What you have to do> The listing below must be repeated word for word, with its images excluded.

Supplied information>
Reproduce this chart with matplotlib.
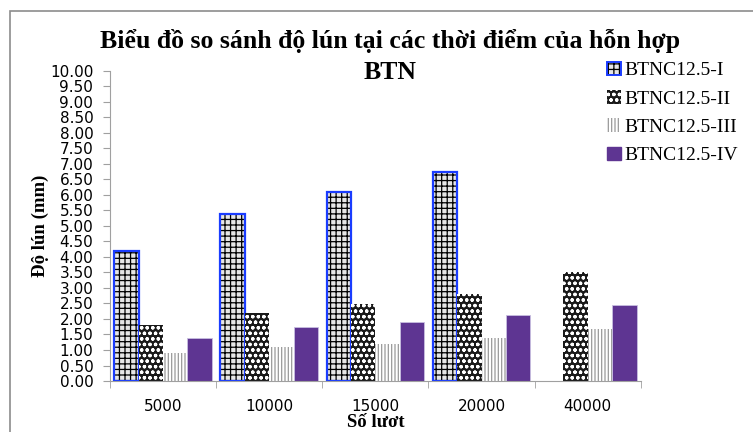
import matplotlib.pyplot as plt
from matplotlib.patches import Patch, Rectangle
import numpy as np

# dữ liệu
categories = ['5000', '10000', '15000', '20000', '40000']
series_names = ['BTNC12.5-I', 'BTNC12.5-II', 'BTNC12.5-III', 'BTNC12.5-IV']
btnc_1 = [4.20, 5.40, 6.10, 6.75, np.nan]   # không có số liệu ở 40000
btnc_2 = [1.80, 2.19, 2.48, 2.80, 3.51]
btnc_3 = [0.89, 1.09, 1.19, 1.40, 1.68]
btnc_4 = [1.40, 1.75, 1.90, 2.12, 2.45]
y_ticks = np.arange(0, 10.01, 0.5)

plt.rcParams['hatch.linewidth'] = 0.9
serif = ['Liberation Serif', 'DejaVu Serif']

fig = plt.figure(figsize=(7.53, 4.32), dpi=100)
ax = fig.add_axes([0.146, 0.118, 0.705, 0.718])

# khung biểu đồ
fig.patches.append(Rectangle((10 / 753, -0.1), 1.0, 1 - 11 / 432 + 0.1,
                             transform=fig.transFigure, fill=False,
                             edgecolor='#8c8c8c', lw=1.2))

x = np.arange(len(categories))
w = 0.23
offs = np.array([-1.5, -0.5, 0.5, 1.5]) * w

# series I: gạch, viền xanh
ax.bar(x + offs[0], btnc_1, w, facecolor='#e6e6e6', edgecolor='black',
       hatch='+++', lw=0)
ax.bar(x + offs[0], btnc_1, w, fill=False, edgecolor='#1a3cff', lw=1.6)
ax.bar(x + offs[1], btnc_2, w, facecolor='#1a1a1a', edgecolor='white',
       hatch='ooo', lw=0)
ax.bar(x + offs[2], btnc_3, w, facecolor='white', edgecolor='#9a9a9a',
       hatch='|||||', lw=0)
ax.bar(x + offs[3], btnc_4, w, facecolor='#5e3592', edgecolor='#c8bfe0',
       lw=0.6)

ax.set_xlim(-0.5, len(categories) - 0.5)
ax.set_ylim(0, 10)
ax.set_yticks(y_ticks)
ax.set_yticklabels([f'{v:.2f}' for v in y_ticks], fontsize=11)
ax.set_xticks(x)
ax.set_xticklabels(categories, fontsize=11)
ax.set_xticks(np.arange(-0.5, len(categories)), minor=True)
ax.tick_params(axis='x', which='major', length=0, pad=13)
ax.tick_params(axis='x', which='minor', length=5, color='#a0a0a0')
ax.tick_params(axis='y', length=5, color='#a0a0a0', pad=7)
for s in ['top', 'right']:
    ax.spines[s].set_visible(False)
for s in ['left', 'bottom']:
    ax.spines[s].set_color('#a0a0a0')

ax.set_xlabel('Số lươt', family=serif, fontsize=13.5, fontweight='bold',
              labelpad=0)
ax.set_ylabel('Độ lún (mm)', family=serif, fontsize=13.5, fontweight='bold',
              labelpad=1)
fig.text(0.518, 0.905, 'Biểu đồ so sánh độ lún tại các thời điểm của hỗn hợp',
         ha='center', va='center', family=serif, fontsize=18.5,
         fontweight='bold')
fig.text(0.518, 0.833, 'BTN', ha='center', va='center', family=serif,
         fontsize=18.5, fontweight='bold')

# chú thích
handles = [
    (Patch(facecolor='#e6e6e6', edgecolor='black', hatch='+++', lw=0),
     Patch(fill=False, edgecolor='#1a3cff', lw=1.4)),
    Patch(facecolor='#1a1a1a', edgecolor='white', hatch='ooo', lw=0),
    Patch(facecolor='white', edgecolor='#9a9a9a', hatch='|||||', lw=0),
    Patch(facecolor='#5e3592', edgecolor='#5e3592'),
]
fig.legend(handles, series_names, loc='upper left',
           bbox_to_anchor=(0.796, 0.875), frameon=False,
           prop={'family': serif, 'size': 14}, handlelength=0.7,
           handleheight=0.7, handletextpad=0.2, labelspacing=0.55,
           borderaxespad=0)

plt.savefig('out.png', dpi=100)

Exercise solution>
Reproduce this chart with matplotlib.
import matplotlib.pyplot as plt
from matplotlib.patches import Patch, Rectangle
import numpy as np

# dữ liệu
categories = ['5000', '10000', '15000', '20000', '40000']
series_names = ['BTNC12.5-I', 'BTNC12.5-II', 'BTNC12.5-III', 'BTNC12.5-IV']
btnc_1 = [4.20, 5.40, 6.10, 6.75, np.nan]   # không có số liệu ở 40000
btnc_2 = [1.80, 2.19, 2.48, 2.80, 3.51]
btnc_3 = [0.89, 1.09, 1.19, 1.40, 1.68]
btnc_4 = [1.40, 1.75, 1.90, 2.12, 2.45]
y_ticks = np.arange(0, 10.01, 0.5)

plt.rcParams['hatch.linewidth'] = 0.9
serif = ['Liberation Serif', 'DejaVu Serif']

fig = plt.figure(figsize=(7.53, 4.32), dpi=100)
ax = fig.add_axes([0.146, 0.118, 0.705, 0.718])

# khung biểu đồ
fig.patches.append(Rectangle((10 / 753, -0.1), 1.0, 1 - 11 / 432 + 0.1,
                             transform=fig.transFigure, fill=False,
                             edgecolor='#8c8c8c', lw=1.2))

x = np.arange(len(categories))
w = 0.23
offs = np.array([-1.5, -0.5, 0.5, 1.5]) * w

# series I: gạch, viền xanh
ax.bar(x + offs[0], btnc_1, w, facecolor='#e6e6e6', edgecolor='black',
       hatch='+++', lw=0)
ax.bar(x + offs[0], btnc_1, w, fill=False, edgecolor='#1a3cff', lw=1.6)
ax.bar(x + offs[1], btnc_2, w, facecolor='#1a1a1a', edgecolor='white',
       hatch='ooo', lw=0)
ax.bar(x + offs[2], btnc_3, w, facecolor='white', edgecolor='#9a9a9a',
       hatch='|||||', lw=0)
ax.bar(x + offs[3], btnc_4, w, facecolor='#5e3592', edgecolor='#c8bfe0',
       lw=0.6)

ax.set_xlim(-0.5, len(categories) - 0.5)
ax.set_ylim(0, 10)
ax.set_yticks(y_ticks)
ax.set_yticklabels([f'{v:.2f}' for v in y_ticks], fontsize=11)
ax.set_xticks(x)
ax.set_xticklabels(categories, fontsize=11)
ax.set_xticks(np.arange(-0.5, len(categories)), minor=True)
ax.tick_params(axis='x', which='major', length=0, pad=13)
ax.tick_params(axis='x', which='minor', length=5, color='#a0a0a0')
ax.tick_params(axis='y', length=5, color='#a0a0a0', pad=7)
for s in ['top', 'right']:
    ax.spines[s].set_visible(False)
for s in ['left', 'bottom']:
    ax.spines[s].set_color('#a0a0a0')

ax.set_xlabel('Số lươt', family=serif, fontsize=13.5, fontweight='bold',
              labelpad=0)
ax.set_ylabel('Độ lún (mm)', family=serif, fontsize=13.5, fontweight='bold',
              labelpad=1)
fig.text(0.518, 0.905, 'Biểu đồ so sánh độ lún tại các thời điểm của hỗn hợp',
         ha='center', va='center', family=serif, fontsize=18.5,
         fontweight='bold')
fig.text(0.518, 0.833, 'BTN', ha='center', va='center', family=serif,
         fontsize=18.5, fontweight='bold')

# chú thích
handles = [
    (Patch(facecolor='#e6e6e6', edgecolor='black', hatch='+++', lw=0),
     Patch(fill=False, edgecolor='#1a3cff', lw=1.4)),
    Patch(facecolor='#1a1a1a', edgecolor='white', hatch='ooo', lw=0),
    Patch(facecolor='white', edgecolor='#9a9a9a', hatch='|||||', lw=0),
    Patch(facecolor='#5e3592', edgecolor='#5e3592'),
]
fig.legend(handles, series_names, loc='upper left',
           bbox_to_anchor=(0.796, 0.875), frameon=False,
           prop={'family': serif, 'size': 14}, handlelength=0.7,
           handleheight=0.7, handletextpad=0.2, labelspacing=0.55,
           borderaxespad=0)

plt.savefig('out.png', dpi=100)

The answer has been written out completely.